Minnesota State University renewed its student and faculty exchange agreement Friday with Mexico’s Universidad Autónoma de Nayarit.
At a ceremonial signing event, David Hood, MSU provost and vice president for academic affairs, and Veronica Melisa Contreras, dean of Universidad Autonoma de Nayarit’s College of Business, jointly signed a mobility agreement between the institutions. The pact allows the exchange of students and faculty and is a renewal of a partnership that began in 2018.
“Something that makes nations great is the exchange (between them),” Contreras said of the partnership through an interpreter. “When these activities take place, society grows and becomes richer.”
The renewal marks the second five-year mobility agreement, which allows the exchange of students. The more recent of the two iterations adds that the schools may also exchange faculty. Since the agreement’s inception in 2018, MSU has taken in eight students from UAN.
“I think it reinforces our commitment to global education and to ensuring that our students have broad exposure to different cultures, to different countries through our exchange programs,” Hood said. “It is our desire that we continue to grow our partnership with Universidad Autónoma de Nayarit so that we can expand the service that we offer them.”
At 1,719 students enrolled in the fall 2023 semester, MSU ranks eighth in the nation for international students, according to a recent Open Doors report. Ten students came from Mexico, two of whom are from UAN.
Octavio Manzano, a junior studying marketing, and Ana Banuelos, also a junior who is studying international business, both said their exchange experience at MSU has opened their eyes to a world of educational opportunities.

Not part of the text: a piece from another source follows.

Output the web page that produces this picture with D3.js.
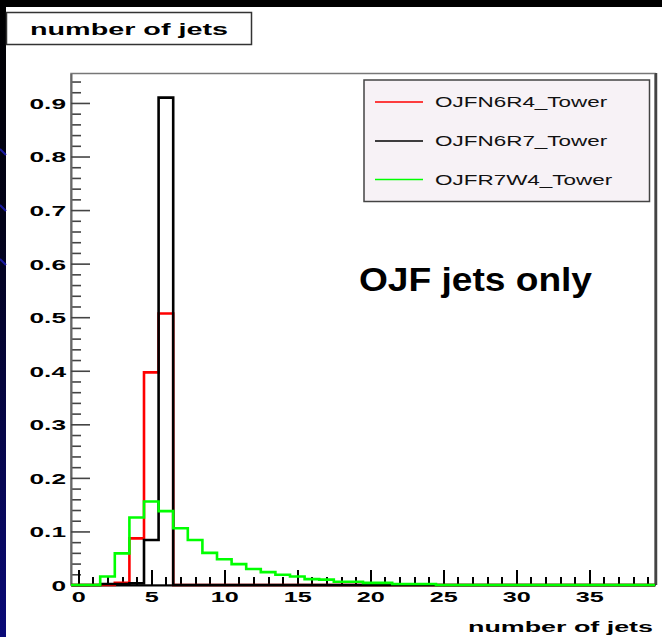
<!DOCTYPE html>
<html><head><meta charset="utf-8">
<script src="https://cdn.jsdelivr.net/npm/d3@7"></script>
<style>body{margin:0;background:#fff;}svg{display:block;font-family:"Liberation Sans",Arial,Helvetica,sans-serif;}</style>
</head><body>
<svg id="c" width="662" height="637"></svg>
<script>
// ---- data ----
const binCenters = [0,1,2,3,4,5,6,7,8,9,10,11,12,13,14,15,16,17,18,19,20,21,22,23,24,25,26,27,28,29,30,31,32,33,34,35,36,37,38,39];
const redN6R4   = [0,0,0,0.004,0.087,0.397,0.507,0,0,0,0,0,0,0,0,0,0,0,0,0,0,0,0,0,0,0,0,0,0,0,0,0,0,0,0,0,0,0,0,0];
const blackN6R7 = [0,0,0.002,0.002,0.003,0.084,0.910,0,0,0,0,0,0,0,0,0,0,0,0,0,0,0,0,0,0,0,0,0,0,0,0,0,0,0,0,0,0,0,0,0];
const greenR7W4 = [0,0,0.016,0.059,0.126,0.156,0.138,0.106,0.084,0.060,0.048,0.039,0.030,0.024,0.019,0.016,0.011,0.010,0.006,0.006,0.004,0.004,0.002,0.002,0.002,0,0,0,0,0,0,0,0,0,0,0,0,0,0,0];
const seriesNames = ["OJFN6R4_Tower","OJFN6R7_Tower","OJFR7W4_Tower"];
const seriesColors = ["#ff0000","#000000","#00ff00"];
const xTickVals = [0,5,10,15,20,25,30,35];
const yTickVals = [0,0.1,0.2,0.3,0.4,0.5,0.6,0.7,0.8,0.9];
const yTickLabels = ["0","0.1","0.2","0.3","0.4","0.5","0.6","0.7","0.8","0.9"];
const titleText = "number of jets";
const xTitle = "number of jets";
const noteText = "OJF jets only";

const svg = d3.select("#c");
// slide background pieces
const defs = svg.append("defs");
const lg = defs.append("linearGradient").attr("id","strip").attr("x1",0).attr("y1",0).attr("x2",0).attr("y2",1);
lg.append("stop").attr("offset","0%").attr("stop-color","#000000");
lg.append("stop").attr("offset","35%").attr("stop-color","#020218");
lg.append("stop").attr("offset","100%").attr("stop-color","#0a0a78");
svg.append("rect").attr("x",0).attr("y",0).attr("width",662).attr("height",637).attr("fill","#fff");
svg.append("rect").attr("x",0).attr("y",0).attr("width",662).attr("height",7).attr("fill","#000");
svg.append("rect").attr("x",0).attr("y",0).attr("width",6).attr("height",637).attr("fill","url(#strip)");
[152,208,262].forEach(yy=>{
  svg.append("line").attr("x1",0).attr("y1",yy-3).attr("x2",6).attr("y2",yy+3).attr("stroke","#1a1aa0").attr("stroke-width",2);
});

const x = d3.scaleLinear().domain([-0.5,39.5]).range([71,655]);
const y = d3.scaleLinear().domain([0,0.955]).range([585,73.5]);

// frame
svg.append("rect").attr("x",71).attr("y",73.5).attr("width",584).attr("height",511.5)
  .attr("fill","none").attr("stroke","#777").attr("stroke-width",1.5);
svg.append("line").attr("x1",656).attr("x2",656).attr("y1",73).attr("y2",585).attr("stroke","#444").attr("stroke-width",2.5);

// histograms
function stepPath(vals){
  const p = d3.path();
  p.moveTo(x(binCenters[0]-0.5), y(0));
  vals.forEach((v,i)=>{
    p.lineTo(x(binCenters[i]-0.5), y(v));
    p.lineTo(x(binCenters[i]+0.5), y(v));
  });
  p.lineTo(x(binCenters[binCenters.length-1]+0.5), y(0));
  return p.toString();
}

// y axis
const yMinor = d3.range(0,48).map(k=>+(k*0.02).toFixed(2)).filter(v=>v<=0.955 && !yTickVals.some(t=>Math.abs(t-v)<1e-6));
const gyMinor = svg.append("g").attr("transform","translate(71,0)")
  .call(d3.axisLeft(y).tickValues(yMinor).tickSize(-10).tickFormat(""));
gyMinor.select(".domain").remove();
gyMinor.selectAll("line").attr("stroke","#444").attr("stroke-width",1.6);
const gy = svg.append("g").attr("transform","translate(71,0)")
  .call(d3.axisLeft(y).tickValues(yTickVals).tickSize(-19).tickSizeOuter(0).tickFormat((d,i)=>yTickLabels[i]));
gy.select(".domain").attr("stroke","#666").attr("stroke-width",2);
gy.selectAll("line").attr("stroke","#444").attr("stroke-width",1.6);
gy.selectAll("text").attr("x",0).attr("dy","0.36em").attr("transform","translate(-5,0) scale(1.75,1)")
  .attr("font-size",15).attr("font-weight","bold").attr("fill","#000").attr("font-family","'Liberation Sans',Arial,sans-serif");

// x axis
const xMinor = binCenters.filter(v=>!xTickVals.includes(v));
const gxMinor = svg.append("g").attr("transform","translate(0,585)")
  .call(d3.axisBottom(x).tickValues(xMinor).tickSize(-8).tickFormat(""));
gxMinor.select(".domain").remove();
gxMinor.selectAll("line").attr("stroke","#000").attr("stroke-width",2).attr("shape-rendering","crispEdges");
const gx = svg.append("g").attr("transform","translate(0,585)")
  .call(d3.axisBottom(x).tickValues(xTickVals).tickSize(-15).tickSizeOuter(0).tickPadding(7));
gx.select(".domain").attr("stroke","#000").attr("stroke-width",2);
gx.selectAll(".tick line").attr("stroke","#000").attr("stroke-width",2).attr("shape-rendering","crispEdges");
gx.selectAll("text").attr("transform","scale(1.8,1)")
  .attr("font-size",14).attr("font-weight","bold").attr("fill","#000").attr("font-family","'Liberation Sans',Arial,sans-serif");

[redN6R4, blackN6R7, greenR7W4].forEach((vals,i)=>{
  svg.append("path").attr("d",stepPath(vals)).attr("fill","none")
    .attr("stroke",seriesColors[i]).attr("stroke-width",2.6).attr("stroke-linejoin","miter");
});

// axis title
svg.append("text").attr("x",653).attr("y",632).attr("text-anchor","end")
  .attr("font-size",14.5).attr("font-weight","bold").attr("textLength",185).attr("lengthAdjust","spacingAndGlyphs")
  .text(xTitle);

// title box
svg.append("rect").attr("x",6.5).attr("y",12.5).attr("width",245).attr("height",32)
  .attr("fill","#fff").attr("stroke","#333").attr("stroke-width",1.5);
svg.append("text").attr("x",30).attr("y",34.5).attr("font-size",16).attr("font-weight","bold")
  .attr("textLength",198).attr("lengthAdjust","spacingAndGlyphs").text(titleText);

// legend
svg.append("rect").attr("x",364).attr("y",80).attr("width",285.5).attr("height",121.5)
  .attr("fill","#f7f2f6").attr("stroke","#444").attr("stroke-width",1.5);
const legY = [102,141,179.5];
seriesNames.forEach((n,i)=>{
  svg.append("line").attr("x1",375).attr("x2",423).attr("y1",legY[i]).attr("y2",legY[i])
    .attr("stroke",seriesColors[i]).attr("stroke-width",1.6);
  svg.append("text").attr("transform",`translate(435,${legY[i]+5}) scale(1.55,1)`)
    .attr("font-size",14.5).attr("fill","#111").text(n);
});

// note
svg.append("text").attr("x",359).attr("y",290.5).attr("font-size",34).attr("font-weight","bold")
  .attr("textLength",233).attr("lengthAdjust","spacingAndGlyphs").text(noteText);
</script>
</body></html>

“There’s not a single place on this campus that I’m not listening to two or three languages at the same time,” Manzano said, noting an increase in diversity from his home university.
“I feel like there’s a different perspective of learning here in the United States, so maybe that perspective is something I can share with my classmates (at UAN),” Banuelos added.
Both students have chosen to extend what was supposed to have been one semester into a full year.
No students from MSU have opted to study at the Mexican university, at least not yet.
“That’s what we’re trying to change,” said Lupe Quintero, the director of community partnerships in MSU’s Diversity, Equity and Inclusion office. “What we’re trying to do now is advertise the program more.”
The relationship between the two schools took shape after a grad student Quintero was mentoring graduated and returned to his home state of Nayarit, Mexico. He later became a professor at UAN and expressed to Quintero his wish for other students like him to have the same opportunity to study at MSU.
Quintero and the heads of the offices of diversity, equity and inclusion and global education then forged the agreement with UAN.
Delegates from UAN spent the day at MSU and toured the university. They wrapped up with a dinner alongside Henry Morris, vice president of diversity, equity and inclusion, and Anne Dahlman, interim associate provost and dean of global education.
The agreement signed Friday is one of numerous MSU has with universities around the globe.